Labour must steer clear of the ‘copy cat’ trap
New Zealand’s conservative PM may have bowed out on a high in the polls, but to challenge his successor Labour must adopt a very different tack
Completely unexpectedly, New Zealand’s prime minister, John Key, has resigned. He wasn’t pushed, there was no coup. This was not a tearful David Cameron or humbled Matteo Renzi bowing out after losing referendums they never should have promised. He simply had enough, and quit with his conservative National party still hitting 50 per cent in polls after three terms in government, some 20 points ahead of Labour. Perhaps power is easier to give up when the reasons for exercising it are few.
He will be remembered as our most politically successful leader, but not for any substantive achievement. John Key’s small-c conservative government managed the economy through the global financial crisis, thanks largely to a stimulus-creating rebuild after a devastating earthquake.
He didn’t change very much because Labour’s nine consecutive surpluses between 1999 and 2008 left headroom for National’s eight subsequent deficits. Transformational policies of Helen Clark’s government were largely left alone: a retirement savings scheme; a tax credit for working families; interest-free student loans; a publicly-owned bank; improved annual leave and parental leave entitlements.
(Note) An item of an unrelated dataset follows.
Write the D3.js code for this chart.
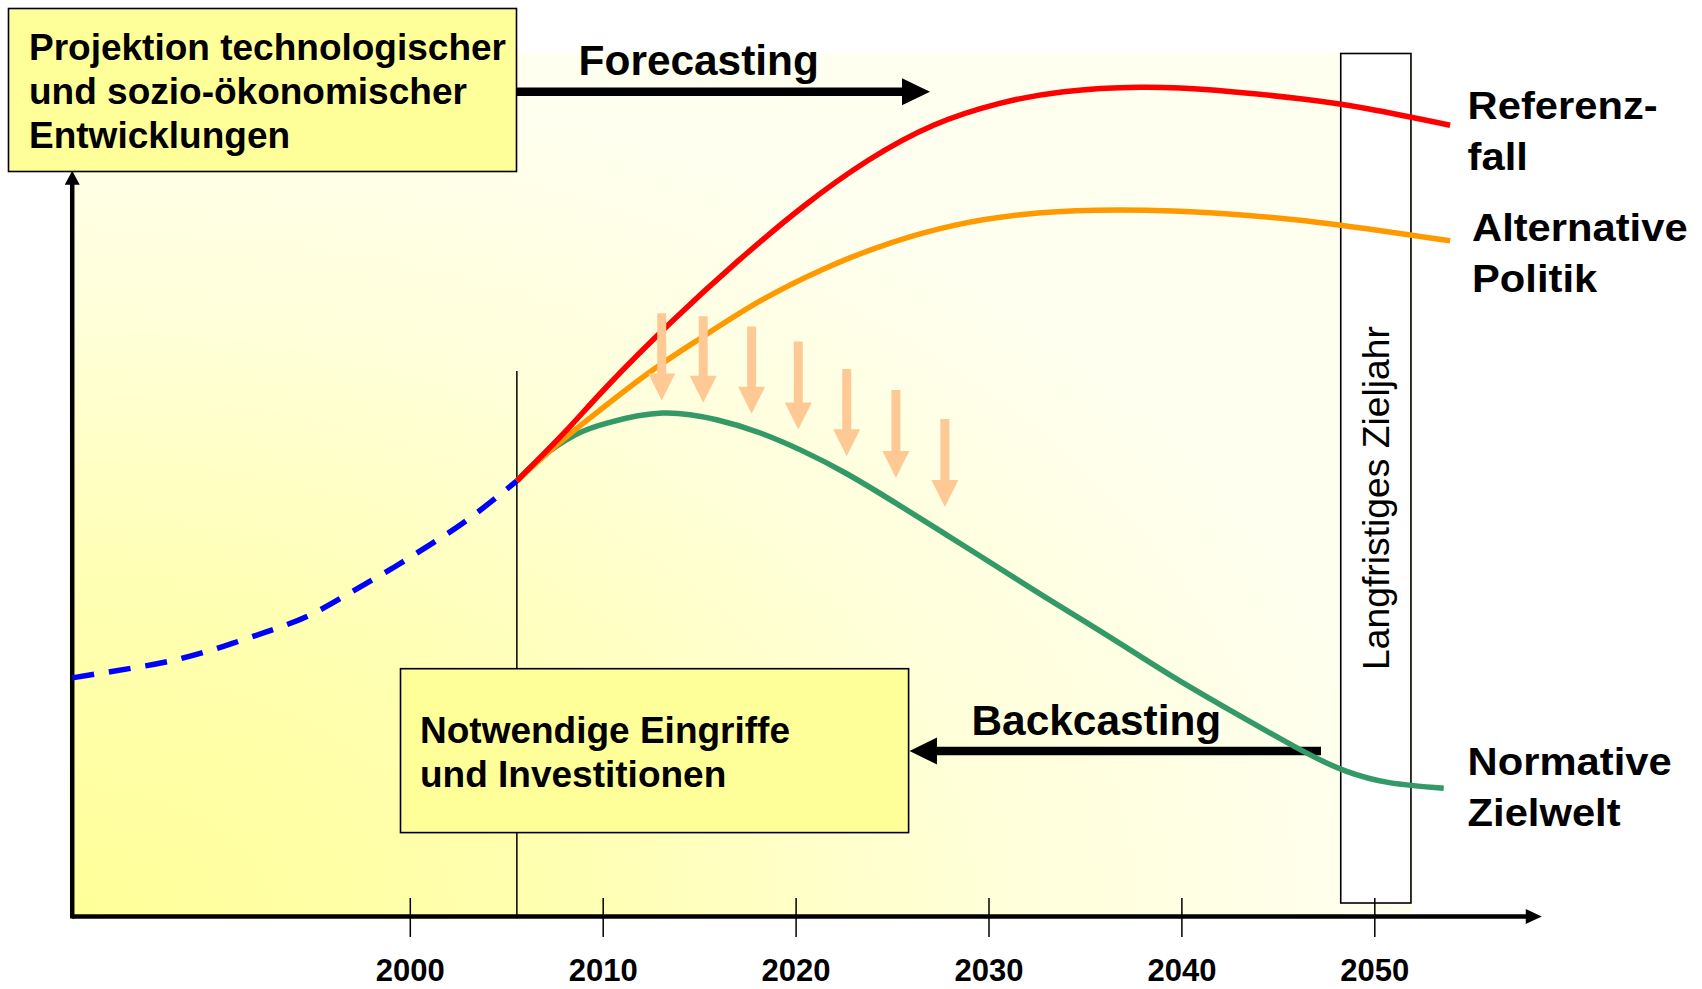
<!DOCTYPE html>
<html>
<head>
<meta charset="utf-8">
<script src="https://cdn.jsdelivr.net/npm/d3@7"></script>
<style>
  html, body { margin: 0; padding: 0; background: #ffffff; }
  svg { display: block; }
  text { font-family: "Liberation Sans", Arial, Helvetica, sans-serif; }
</style>
</head>
<body>
<svg id="chart" width="1702" height="989"></svg>
<script>
// ---- data (years / index values) ----
const tickYears = [2000, 2010, 2020, 2030, 2040, 2050];

const historyYears  = [1982.5, 1985.6, 1988.0, 1990.3, 1992.6, 1994.8, 1996.9, 1999.1, 2001.2, 2003.1, 2005.55];
const historyValues = [32.0, 33.3, 34.5, 36.2, 38.2, 40.4, 43.4, 46.7, 50.1, 53.4, 58.4];

const referenceYears  = [2005.55, 2008.02, 2010.27, 2013.64, 2017.02, 2020.40, 2023.77, 2027.15, 2030.53, 2033.90, 2037.84, 2041.78, 2046.28, 2049.66, 2053.93];
const referenceValues = [58.4, 64.9, 71.2, 79.9, 87.9, 95.2, 101.4, 106.1, 109.0, 110.6, 111.2, 110.8, 109.6, 108.3, 106.1];

const alternativeYears  = [2005.55, 2007.6, 2009.86, 2012.45, 2015.05, 2018.14, 2021.52, 2024.9, 2028.27, 2031.65, 2035.59, 2039.53, 2043.47, 2047.97, 2053.93];
const alternativeValues = [58.4, 63.2, 67.9, 73.0, 77.5, 82.5, 86.9, 90.3, 92.7, 94.1, 94.7, 94.6, 94.0, 92.8, 90.6];

const normativeYears  = [2005.55, 2006.89, 2008.58, 2010.27, 2013.1, 2015.9, 2018.1, 2020.3, 2022.7, 2025.4, 2027.5, 2029.4, 2032.77, 2036.15, 2039.53, 2042.9, 2046.28, 2048.53, 2050.78, 2053.6];
const normativeValues = [58.4, 61.7, 64.6, 66.2, 67.5, 66.6, 64.9, 62.5, 59.3, 55.1, 51.7, 48.6, 43.1, 37.7, 32.2, 27.1, 22.2, 19.5, 17.95, 17.2];

// downward pressure arrows between forecast and target path
const pushYears  = [2013.06, 2015.21, 2017.72, 2020.14, 2022.65, 2025.2, 2027.74];
const pushFrom   = [80.9, 80.5, 79.1, 77.1, 73.4, 70.6, 66.7];
const pushTo     = [69.2, 68.9, 67.4, 65.3, 61.7, 58.8, 54.9];

const axisStartYear = 1982.5;
const axisEndYear   = 2058.68;
const presentYear   = 2005.55;
const targetBand    = [2048.26, 2051.9];

// ---- scales ----
const x = d3.scaleLinear().domain([2000, 2050]).range([409.8, 1374.3]);
const y = d3.scaleLinear().domain([0, 100]).range([916.5, 170.7]);

const svg = d3.select("#chart");
const FONT = '"Liberation Sans", Arial, Helvetica, sans-serif';

// ---- background gradient ----
const defs = svg.append("defs");
const grad = defs.append("radialGradient")
  .attr("id", "bgGrad")
  .attr("cx", 0).attr("cy", 1).attr("r", 1).attr("fx", 0).attr("fy", 1);
grad.append("stop").attr("offset", "0%").attr("stop-color", "#ffff99");
grad.append("stop").attr("offset", "35%").attr("stop-color", "#ffffb0");
grad.append("stop").attr("offset", "70%").attr("stop-color", "#ffffda");
grad.append("stop").attr("offset", "100%").attr("stop-color", "#fffff0");

svg.append("rect")
  .attr("x", x(axisStartYear)).attr("y", 53)
  .attr("width", 1413 - x(axisStartYear)).attr("height", y(0) - 53)
  .attr("fill", "url(#bgGrad)");

// ---- target-year column ----
svg.append("rect")
  .attr("x", x(targetBand[0])).attr("y", 53.5)
  .attr("width", x(targetBand[1]) - x(targetBand[0])).attr("height", 903 - 53.5)
  .attr("fill", "#ffffff").attr("stroke", "#000").attr("stroke-width", 1.6);

svg.append("text")
  .attr("transform", `translate(${x((targetBand[0] + targetBand[1]) / 2) + 13},498) rotate(-90)`)
  .attr("text-anchor", "middle")
  .attr("font-size", 37.5)
  .attr("textLength", 344).attr("lengthAdjust", "spacingAndGlyphs")
  .attr("fill", "#000")
  .text("Langfristiges Zieljahr");

// ---- present-year marker ----
svg.append("line")
  .attr("x1", x(presentYear)).attr("x2", x(presentYear))
  .attr("y1", 371).attr("y2", y(0))
  .attr("stroke", "#000").attr("stroke-width", 1.5);

// ---- x axis ticks & labels ----
const xAxis = d3.axisBottom(x)
  .tickValues(tickYears)
  .tickFormat(d3.format("d"))
  .tickSize(39)
  .tickSizeOuter(0);

const axisG = svg.append("g")
  .attr("transform", "translate(0,898)")
  .call(xAxis);
axisG.select(".domain").remove();
axisG.selectAll(".tick line").attr("stroke", "#000").attr("stroke-width", 1.5);
axisG.selectAll(".tick text")
  .attr("y", 83).attr("dy", 0)
  .attr("font-family", FONT)
  .attr("font-weight", "bold")
  .attr("font-size", 31)
  .attr("fill", "#000");

// ---- main axes with arrowheads ----
const x0 = x(axisStartYear), yb = y(0);
svg.append("line")
  .attr("x1", x0).attr("x2", x(axisEndYear) - 14)
  .attr("y1", yb).attr("y2", yb)
  .attr("stroke", "#000").attr("stroke-width", 4.5);
svg.append("path")
  .attr("d", `M${x(axisEndYear)},${yb} L${x(axisEndYear) - 16},${yb - 7.5} L${x(axisEndYear) - 16},${yb + 7.5} Z`)
  .attr("fill", "#000");

svg.append("line")
  .attr("x1", x0).attr("x2", x0)
  .attr("y1", yb + 2).attr("y2", y(100) + 12)
  .attr("stroke", "#000").attr("stroke-width", 4.5);
svg.append("path")
  .attr("d", `M${x0},${y(100)} L${x0 - 7.5},${y(100) + 14} L${x0 + 7.5},${y(100) + 14} Z`)
  .attr("fill", "#000");

// ---- Backcasting arrow + label ----
const backY = 751;
svg.append("line")
  .attr("x1", 930).attr("x2", 1321)
  .attr("y1", backY).attr("y2", backY)
  .attr("stroke", "#000").attr("stroke-width", 8.5);
svg.append("path")
  .attr("d", `M909.5,${backY} L937,${backY - 13.5} L937,${backY + 13.5} Z`)
  .attr("fill", "#000");
svg.append("text")
  .attr("x", 971.5).attr("y", 735)
  .attr("font-weight", "bold").attr("font-size", 42.4)
  .attr("fill", "#000")
  .text("Backcasting");

// ---- scenario curves ----
const line = d3.line()
  .x(d => x(d[0]))
  .y(d => y(d[1]))
  .curve(d3.curveNatural);

const zip = (a, b) => a.map((v, i) => [v, b[i]]);

svg.append("path")
  .datum(zip(historyYears, historyValues))
  .attr("d", line)
  .attr("fill", "none")
  .attr("stroke", "#0000ff").attr("stroke-width", 5.5)
  .attr("stroke-dasharray", "22,15");

const scenarios = [
  { years: normativeYears,   values: normativeValues,   color: "#339966" },
  { years: alternativeYears, values: alternativeValues, color: "#ff9900" },
  { years: referenceYears,   values: referenceValues,   color: "#ff0000" }
];
scenarios.forEach(s => {
  svg.append("path")
    .datum(zip(s.years, s.values))
    .attr("d", line)
    .attr("fill", "none")
    .attr("stroke", s.color)
    .attr("stroke-width", 5.5)
    .attr("stroke-linecap", "butt");
});

// ---- downward pressure arrows ----
pushYears.forEach((yr, i) => {
  const cx = x(yr), top = y(pushFrom[i]), tip = y(pushTo[i]);
  const headLen = 27, headHalf = 13.5, shaftHalf = 4.5;
  svg.append("path")
    .attr("d", `M${cx - shaftHalf},${top} L${cx + shaftHalf},${top} L${cx + shaftHalf},${tip - headLen}
                L${cx + headHalf},${tip - headLen} L${cx},${tip} L${cx - headHalf},${tip - headLen}
                L${cx - shaftHalf},${tip - headLen} Z`)
    .attr("fill", "#ffc996");
});

// ---- Forecasting arrow + label ----
const foreY = 91.7;
svg.append("line")
  .attr("x1", 516).attr("x2", 905)
  .attr("y1", foreY).attr("y2", foreY)
  .attr("stroke", "#000").attr("stroke-width", 8.5);
svg.append("path")
  .attr("d", `M930,${foreY} L902,${foreY - 13.5} L902,${foreY + 13.5} Z`)
  .attr("fill", "#000");
svg.append("text")
  .attr("x", 578.6).attr("y", 74.5)
  .attr("font-weight", "bold").attr("font-size", 42.4)
  .attr("fill", "#000")
  .text("Forecasting");

// ---- annotation boxes ----
function noteBox(x1, y1, x2, y2, lines, tx, baselines) {
  svg.append("rect")
    .attr("x", x1).attr("y", y1)
    .attr("width", x2 - x1).attr("height", y2 - y1)
    .attr("fill", "#ffff99").attr("stroke", "#000").attr("stroke-width", 1.6);
  lines.forEach((t, i) => {
    svg.append("text")
      .attr("x", tx).attr("y", baselines[i])
      .attr("font-weight", "bold").attr("font-size", 37)
      .attr("fill", "#000")
      .text(t);
  });
}

noteBox(8.5, 8.5, 516.5, 171.5,
  ["Projektion technologischer", "und sozio-ökonomischer", "Entwicklungen"],
  29, [59.7, 104.2, 147.6]);

noteBox(400.5, 668.7, 908.6, 832.6,
  ["Notwendige Eingriffe", "und Investitionen"],
  420, [742.5, 787]);

// ---- scenario labels ----
const scenarioLabels = [
  { lines: ["Referenz-", "fall"],          x: 1467.6, base: 119.4 },
  { lines: ["Alternative", "Politik"],     x: 1472,   base: 241 },
  { lines: ["Normative", "Zielwelt"],      x: 1467.6, base: 775 }
];
scenarioLabels.forEach(l => {
  l.lines.forEach((t, i) => {
    svg.append("text")
      .attr("transform", `translate(${l.x},${l.base + i * 50.5}) scale(1.07,1)`)
      .attr("font-weight", "bold").attr("font-size", 39)
      .attr("fill", "#000")
      .text(t);
  });
});
</script>
</body>
</html>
Not only that, John Key adopted Labour policies – free visits to the doctor for under 13-year-olds, an increase in benefit levels, and more apprenticeships.
Labour won the contest of ideas, but its strategic position has been difficult because it has struggled to own those intellectual victories. If you criticise a popular leader you look like you’re criticising voters. If you don’t criticise him you look weak. If you talk about the successes of past Labour governments, you’re fighting the battles of the past, but if you don’t mention them then the new government gets all the credit.
First Labour tried to demonise Key. He was ‘shallow’, ‘untrustworthy’, and ‘a money man’. But voters saw questionable deals with favoured businesses as evidence of a wheeler and dealer who got things done.
Then Labour argued more radical policy would attract the support of a disillusioned missing million voters. Labour would win office by building improbable coalitions with Greens and an anti-immigrant New Zealand First party. Voters rejected this algebra three times, while the strategy arrested hard thinking about why Labour isn’t more popular in its own right.
Voters want the government to provide public services they trust, and particularly health and education services that are effective, excellent and which spend their money wisely. They want to feel secure in their homes and streets. They want an economy that provides fairly for everyone, and gives everyone a fair go in return for a fair effort. Nothing on this list is alien to a Labour party.
What's missing are fresh and convincing ways to deliver our values. Too often, we make Labour values subservient to entrenched positions, like ‘trains good, cars bad’ or to wacky sidebar preoccupations like taxing sugar.
John Key maintained his popularity largely by avoiding pressing questions, which can be successful for a while because default management of the status quo is built into the conservative brand. But ultimately it fails, because the status quo is never really stable.
Labour therefore can’t succeed by copying conservatives. But we do need to focus. Negatively bashing the other side, avoiding big issues and being distracted by their agenda is a trap.
We don’t need to abandon our values, but we do need to modernise the way we adapt them to the world as it is today. Everywhere in the developed world Labour is being asked to re-think how working people can have a fair share of a global economy.
Our economics should begin with Thomas Piketty’s observation that returns will flow increasingly to capital rather than to working people in the absence of intervention. That reality creates political territory on which conservatives will never be able to compete. We should own devolution of decision-making, because power to the people is a progressive idea. But we should not surrender what is true and moral – for example we must not blame foreigners for taking what is ‘ours’. When progressives are promoting the same anti-trade, anti-globalisation goals as Donald Trump, fads have got in the way of our priorities. These are fault lines that a politically successful conservative leader has exposed for us.
This week Labour is popping champagne because their popular rival is gone. Internal polling shows voters agree that ‘it’s time to give someone new a go’. But in the absence of fresh thinking, voters are just as likely to see the new National party prime minister as the change they are looking for.